Fortifications – At the far end of the decumanus maximus, rises the curtain wall which once surrounded the acropolis. What may now be seen consists in fact of the fortifications built after the site was destroyed in 409 BC using recycled building stone (the columns split lengthways come from an unidentified temple from an unknown site). Beyond the north gate, the Porta Nord, stands an impressive three-storey structure comprising two superimposed galleries surmounted by a series of arches which allowed for soldiers and equipment to move quickly through them. The residential part of the town was situated on the hill of Manuzza: from the 4C BC, this area was gradually abandoned and used for burials as a necropolis.

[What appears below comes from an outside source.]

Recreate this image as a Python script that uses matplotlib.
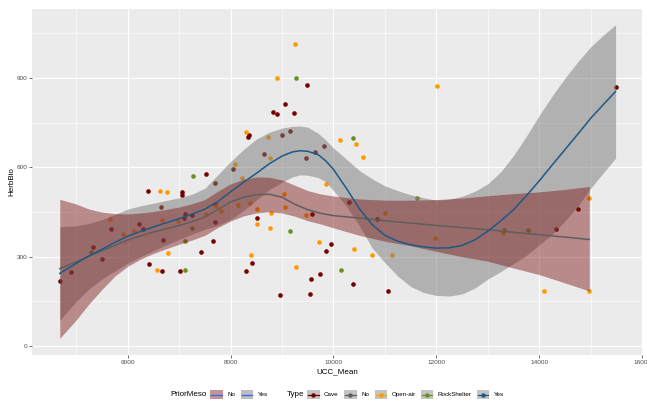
import matplotlib.pyplot as plt
from matplotlib.patches import Rectangle
from matplotlib.lines import Line2D

plt.rcParams['font.family'] = ['Liberation Sans', 'DejaVu Sans']

W, H = 647, 400

# points, one list pair per Type
cave_x = [4685, 4899, 5332, 5507, 5670, 6225, 6291, 6388, 6417, 6650, 6680, 6660, 7010, 7060,
          7060, 7090, 7113, 7254, 7429, 7530, 7695, 7695, 7700, 7663, 8051, 8345, 8352, 8297,
          8420, 8511, 8653, 8822, 8905, 8958, 9002, 9061, 9149, 9224, 9472, 9488, 9573, 9560,
          9535, 9648, 9744, 9809, 9848, 9942, 10307, 10378, 10844, 11052, 14324, 14758, 15483]
cave_y = [219, 249, 332, 292, 392, 411, 392, 522, 274, 468, 357, 253, 253, 517,
          508, 431, 442, 440, 315, 577, 546, 416, 478, 353, 594, 703, 708, 251,
          280, 431, 646, 787, 780, 173, 708, 812, 721, 783, 631, 878, 445, 226,
          176, 653, 242, 673, 318, 342, 484, 208, 426, 185, 392, 460, 871]
open_x = [5653, 5903, 6125, 6560, 6633, 6669, 6769, 6788, 6983, 7530, 7721, 7812, 8078, 8145,
          8226, 8300, 8394, 8381, 8505, 8505, 8720, 8769, 8793, 8773, 8899, 9032, 9064, 9243,
          9276, 9460, 9709, 9854, 10117, 10392, 10428, 10583, 10758, 11003, 11139, 11982,
          12004, 13294, 14091, 14972, 14972]
open_y = [427, 378, 387, 255, 522, 423, 516, 314, 419, 444, 469, 455, 612, 473,
          563, 720, 307, 479, 460, 409, 703, 633, 446, 395, 901, 510, 466, 1014,
          266, 439, 350, 543, 692, 326, 680, 634, 305, 446, 307, 364,
          874, 379, 185, 496, 185]
rock_x = [5287, 7113, 7116, 7246, 7265, 9146, 9274, 10137, 10375, 11618, 13314, 13780]
rock_y = [317, 353, 255, 396, 572, 387, 901, 254, 699, 496, 391, 390]

# smooth fits (PriorMeso = No / Yes)
no_x = [4680, 5000, 5250, 5500, 5750, 6000, 6250, 6500, 6750, 7000, 7250, 7500, 7750, 8000,
        8250, 8500, 8750, 9000, 9250, 9500, 9750, 10000, 10500, 11000, 11500, 12000, 12500,
        13000, 13500, 14000, 14500, 14972]
no_fit = [260, 283, 302, 320, 338, 356, 370, 383, 394, 405, 418, 433, 458, 484,
          500, 508, 510, 500, 476, 458, 446, 438, 430, 421, 413, 405, 398,
          391, 382, 374, 366, 358]
no_hi = [493, 477, 460, 450, 445, 444, 447, 452, 459, 467, 478, 492, 520, 545,
         560, 568, 567, 558, 540, 522, 511, 504, 494, 490, 490, 492, 497,
         505, 512, 518, 526, 536]
no_lo = [26, 88, 142, 190, 235, 268, 292, 311, 327, 342, 356, 372, 398, 420,
         437, 447, 451, 447, 436, 421, 410, 397, 372, 352, 337, 318, 300,
         285, 262, 240, 212, 185]

yes_x = [4680, 5000, 5250, 5500, 5750, 6000, 6250, 6500, 6750, 7000, 7250, 7500, 7750, 8000,
         8250, 8500, 8750, 9000, 9200, 9350, 9500, 9700, 9850, 10000, 10250, 10500, 10750,
         11000, 11250, 11500, 11750, 12000, 12250, 12500, 12750, 13000, 13250, 13500, 13750,
         14000, 14250, 14500, 14750, 15000, 15250, 15483]
yes_fit = [244, 278, 303, 325, 348, 369, 385, 400, 414, 428, 443, 460, 485, 518,
           550, 580, 612, 638, 652, 656, 654, 643, 622, 593, 530, 462, 408,
           372, 352, 340, 333, 329, 330, 338, 357, 386, 420, 458, 505,
           555, 608, 660, 712, 765, 812, 855]
yes_hi = [401, 404, 412, 425, 442, 460, 471, 480, 489, 498, 510, 530, 575, 620,
          660, 695, 718, 732, 738, 739, 735, 715, 692, 665, 628, 590, 562,
          538, 522, 508, 498, 490, 493, 503, 520, 545, 585, 640, 705,
          775, 840, 900, 955, 1005, 1045, 1079]
yes_lo = [87, 150, 192, 225, 252, 278, 300, 320, 340, 358, 376, 392, 405, 425,
          455, 490, 525, 550, 568, 575, 574, 566, 552, 522, 470, 405, 330,
          280, 235, 200, 180, 170, 168, 175, 195, 225, 250, 277, 305,
          340, 375, 420, 470, 530, 583, 631]

type_labels = ['Cave', 'No', 'Open-air', 'RockShelter', 'Yes']
type_colors = ['#750000', '#5f5f5f', '#ff9900', '#6b8e23', '#1c5a85']
prior_labels = ['No', 'Yes']
prior_keys = ['#c49393', '#bdbdbd']

fig = plt.figure(figsize=(6.47, 4.0), dpi=100)
ax = fig.add_axes([32 / W, 1 - 355 / H, (643 - 32) / W, (355 - 9) / H])
ax.set_facecolor('#ebebeb')
for s in ax.spines.values():
    s.set_visible(False)
ax.set_xlim(4140, 16016)
ax.set_ylim(-30, 1132)
ax.set_xticks(range(6000, 16001, 2000))
ax.set_xticks(range(5000, 16000, 2000), minor=True)
ax.set_yticks([0, 300, 600, 900])
ax.set_yticks([150, 450, 750, 1050], minor=True)
ax.grid(which='major', color='white', lw=0.8)
ax.grid(which='minor', color='white', lw=0.4)
ax.set_axisbelow(True)
ax.tick_params(which='major', length=2, width=0.5, color='#333333', labelsize=4.6,
               labelcolor='#4d4d4d', pad=1.5)
ax.tick_params(which='minor', length=0)

ax.scatter(cave_x, cave_y, s=11, lw=0, color=type_colors[0], zorder=2)
ax.scatter(open_x, open_y, s=11, lw=0, color=type_colors[2], zorder=2)
ax.scatter(rock_x, rock_y, s=11, lw=0, color=type_colors[3], zorder=2)

ax.fill_between(yes_x, yes_lo, yes_hi, color='#797979', alpha=0.5, lw=0, zorder=3)
ax.fill_between(no_x, no_lo, no_hi, color='#7d1515', alpha=0.45, lw=0, zorder=4)
ax.plot(no_x, no_fit, color=type_colors[1], lw=1.1, zorder=5)
ax.plot(yes_x, yes_fit, color=type_colors[4], lw=1.1, zorder=6)

fig.text(337.5 / W, 1 - 371.5 / H, 'UCC_Mean', fontsize=5.8, ha='center', va='center')
fig.text(12 / W, 1 - 182 / H, 'HerbBio', fontsize=5.8, rotation=90, ha='center', va='center')

# legend along the bottom
fig.canvas.draw()
rend = fig.canvas.get_renderer()
ly = 394.5
kw, kh = 12.3, 9.5


def put(s, x, size):
    t = fig.text(x / W, 1 - ly / H, s, fontsize=size, ha='left', va='center')
    return x + t.get_window_extent(rend).width


def key(x, bg, col, point):
    fig.add_artist(Rectangle((x / W, 1 - (ly + kh / 2) / H), kw / W, kh / H,
                             transform=fig.transFigure, color=bg, lw=0))
    fig.add_artist(Line2D([(x + 1) / W, (x + kw - 1) / W], [1 - ly / H, 1 - ly / H],
                          transform=fig.transFigure, color=col, lw=0.9))
    if point:
        fig.add_artist(Line2D([(x + kw / 2) / W], [1 - ly / H], transform=fig.transFigure,
                              color=col, marker='o', markersize=2.2, lw=0))
    return x + kw


x = put('PriorMeso', 170.7, 5.8) + 3.3
for lab, bg in zip(prior_labels, prior_keys):
    x = key(x, bg, '#3366ff', False) + 4.5
    x = put(lab, x, 4.5) + 5.5
x += 14
x = put('Type', x, 5.8) + 2.7
for lab, col in zip(type_labels, type_colors):
    x = key(x, '#c4c4c4', col, True) + 4.5
    x = put(lab, x, 4.5) + 5.5

fig.savefig('out.png', dpi=100)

Santuario della Malophoros – The sanctuary may be reached by following the track that extends from the first cardo to the left of the decumanus maximus (from the acropolis): allow 20min there and back. The sanctuary is in honour of Demeter Malophoros (she who bears the pomegranate), the goddess of plants and thereby the protector of farmers and growers. It was built inside a sacred precinct (temenos) on the opposite side of the River Modione, where a harbour and towns trading emporium were located. Beyond the propylaeum (identifiable by the remains of columns) stands a large sacrificial altar. A channel bearing water from the Gaggera mountain spring separates it from the temple. The latter, without columns or foundations, comprised a pronaos, a cella and an adytum containing a statue of the deity.